日体大・松本航 (c)朝日新聞社
日体大・松本航 (c)朝日新聞社

 2018年のプロ野球新人選択会議(ドラフト)は今月25日に開催される。今年は大阪桐蔭の根尾昂や藤原恭大、金足農の吉田輝星といった甲子園をわかせた高校球児に注目が集まっているが、必要な補強ポイントから各球団のドラフト戦略を冷静に探ってみる。今回取り上げるのは今季セ・リーグで最下位に終わった阪神タイガースだ。

*  *  *

 昨季の2位から一転、今季は最下位転落。いつかの“ダメ虎”に戻ってしまったようだ。

 安定しない起用法、繰り返される外国人助っ人のスカウティングミスなど、たくさんの要因が考えられるが、そういったものをすべてやり直せるのがドラフトだ。

 ただ、ここ数年のドラフトを見ても、決してうまく行っているとはいえない。
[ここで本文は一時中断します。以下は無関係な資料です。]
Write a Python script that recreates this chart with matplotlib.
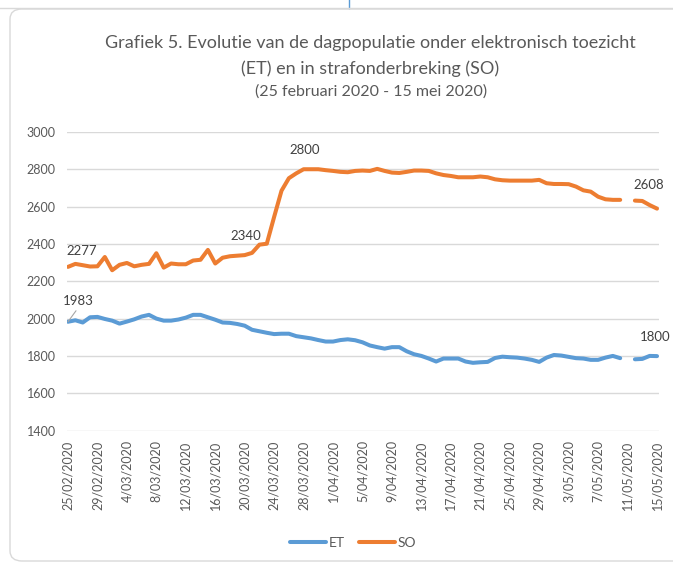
import numpy as np
import pandas as pd
import matplotlib
matplotlib.use("Agg")
import matplotlib.pyplot as plt
import matplotlib.dates as mdates
from matplotlib.lines import Line2D
from matplotlib.patches import FancyBboxPatch

plt.rcParams["font.family"] = ["Lato", "DejaVu Sans"]

nan = np.nan
dates = pd.date_range("2020-02-25", "2020-05-15", freq="D")

so = [2277, 2293, 2286, 2279, 2280, 2330, 2259, 2288, 2298, 2280,
      2288, 2293, 2350, 2273, 2295, 2291, 2291, 2311, 2315, 2368,
      2295, 2326, 2334, 2337, 2340, 2352, 2396, 2401, 2545, 2685,
      2752, 2778, 2800, 2800, 2800, 2795, 2791, 2786, 2784, 2791,
      2793, 2791, 2802, 2791, 2782, 2780, 2786, 2793, 2793, 2791,
      2778, 2769, 2764, 2757, 2757, 2757, 2761, 2757, 2746, 2741,
      2739, 2739, 2739, 2739, 2743, 2725, 2721, 2721, 2720, 2707,
      2687, 2680, 2653, 2639, 2636, 2636, nan, 2632, 2630, 2608, 2589]

et = [1983, 1991, 1979, 2007, 2009, 1998, 1989, 1973, 1984, 1996,
      2011, 2020, 2000, 1989, 1989, 1995, 2005, 2020, 2020, 2007,
      1994, 1979, 1977, 1971, 1962, 1940, 1932, 1924, 1917, 1919,
      1919, 1906, 1900, 1894, 1885, 1877, 1877, 1885, 1889, 1884,
      1873, 1856, 1847, 1839, 1847, 1847, 1825, 1809, 1800, 1786,
      1770, 1786, 1786, 1786, 1770, 1763, 1766, 1768, 1789, 1796,
      1793, 1791, 1786, 1779, 1768, 1791, 1805, 1802, 1795, 1788,
      1786, 1779, 1779, 1791, 1800, 1788, nan, 1782, 1784, 1800, 1799]

# which points get a data label
so_labels = [0, 24, 32, 79]
et_labels = [0, 79]

title_lines = [
    "Grafiek 5. Evolutie van de dagpopulatie onder elektronisch toezicht",
    "(ET) en in strafonderbreking (SO)",
    "(25 februari 2020 - 15 mei 2020)",
]

blue = "#5B9BD5"
orange = "#ED7D31"
grid = "#D9D9D9"
text_col = "#595959"

W, H = 673, 562
fig = plt.figure(figsize=(W / 100, H / 100), dpi=100)

# chart border
border = FancyBboxPatch((10 / W, 1 / H), (W + 20) / W, (H - 10) / H,
                        boxstyle="round,pad=0,rounding_size=0.018",
                        transform=fig.transFigure, fill=False,
                        edgecolor=grid, linewidth=1.0)
fig.patches.append(border)
fig.add_artist(Line2D([349 / W, 349 / W], [1, 1 - 8 / H], color=blue,
                      linewidth=1.0, transform=fig.transFigure))
fig.add_artist(Line2D([0, 1], [1 - 8 / H, 1 - 8 / H], color=grid,
                      linewidth=1.0, transform=fig.transFigure))

ax = fig.add_axes([67 / W, 1 - 430.6 / H, (659 - 67) / W, (430.6 - 131.9) / H])

ax.plot(dates, et, color=blue, linewidth=2.9, solid_capstyle="round",
        solid_joinstyle="round", label="ET")
ax.plot(dates, so, color=orange, linewidth=2.9, solid_capstyle="round",
        solid_joinstyle="round", label="SO")

px_day = (657 - 68) / 80
d0 = mdates.date2num(dates[0])
d1 = mdates.date2num(dates[-1])
ax.set_xlim(d0 - 1 / px_day, d1 + 2 / px_day)
ax.set_ylim(1400, 3000)
ax.set_yticks(range(1400, 3001, 200))

ticks = dates[::4]
ax.set_xticks(ticks)
ax.set_xticklabels([f"{d.day}/{d.month:02d}/{d.year}" for d in ticks],
                   rotation=90, fontsize=9, color=text_col)
ax.tick_params(axis="y", labelsize=9, labelcolor=text_col, length=0, pad=8)
ax.tick_params(axis="x", length=0, pad=7)

ax.grid(axis="y", color=grid, linewidth=1.0)
ax.set_axisbelow(True)
for s in ax.spines.values():
    s.set_visible(False)

lab_kw = dict(textcoords="offset pixels", ha="center", va="center",
              fontsize=9.5, color="#404040")
offsets_so = {0: (14, 16), 24: (1, 19), 32: (1, 19), 79: (-1, 20)}
for i in so_labels:
    ax.annotate(f"{so[i]:.0f}", (dates[i], so[i]), xytext=offsets_so[i], **lab_kw)
offsets_et = {0: (10, 21), 79: (6, 19)}
for i in et_labels:
    ax.annotate(f"{et[i]:.0f}", (dates[i], et[i]), xytext=offsets_et[i], **lab_kw)
# leader line for the first ET label
ax.annotate("", (dates[0], et[0]), xytext=(8, 11), textcoords="offset pixels",
            arrowprops=dict(arrowstyle="-", color="#A6A6A6", linewidth=0.8,
                            shrinkA=0, shrinkB=0))

fig.text(370 / W, 1 - 43 / H, title_lines[0], ha="center", va="center",
         fontsize=13, color=text_col)
fig.text(370 / W, 1 - 69 / H, title_lines[1], ha="center", va="center",
         fontsize=13, color=text_col)
fig.text(371 / W, 1 - 92 / H, title_lines[2], ha="center", va="center",
         fontsize=11.5, color=text_col)

handles, labels = ax.get_legend_handles_labels()
fig.legend(handles, labels, loc="center", bbox_to_anchor=(353 / W, 1 - 543 / H),
           ncol=2, frameon=False, fontsize=10, handlelength=2.6,
           handletextpad=0.2, columnspacing=1.0, labelcolor=text_col)

fig.savefig("out.png", dpi=100)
昨季は早実の清宮幸太郎(日本ハム)の重複指名に参加して外し、慌てて地元の安田尚憲(ロッテ)の獲得に切り替えるも、こちらも抽選外れ。安田はタイガースジュニア出身の選手だっただけに、地元の星を逃した戦略面から再考すべきだろう。

 第一の補強ポイントは先発投手だ。去年と今年でローテーションの顔ぶれがガラッと変わっている。これは、誰が投手の軸になって戦っていくかが明確になっていない証拠だろう。ひとまずは、チームの中心となるローテーション投手の獲得から目指していきたい。

 昨年の失敗も考慮に入れて、1番手は松本航(日体大)が適任だ。最速155キロのストレートとスライダー、スプリットなどを多彩に投げ分けるが、一番の持ち味は安定感だ。大学時代に防御率1点台をキープした実績はただ者ではない。今の阪神の投手陣に最も欠けているタイプで、どんな状況でもローテーションを守ってくれる存在は貴重だ。地元・兵庫県出身の彼を指名しない理由が見当たらない。

 投手ではなく野手に指名を絞るなら、藤原恭大(大阪桐蔭)だろう。福留孝介、糸井嘉男がベテランの年齢に差し掛かり、後釜候補が生まれていないというのが現状で、高山俊、江越大賀らが伸び悩んでいる。高校トップ評価の外野手・藤原は適任と言えるだろう。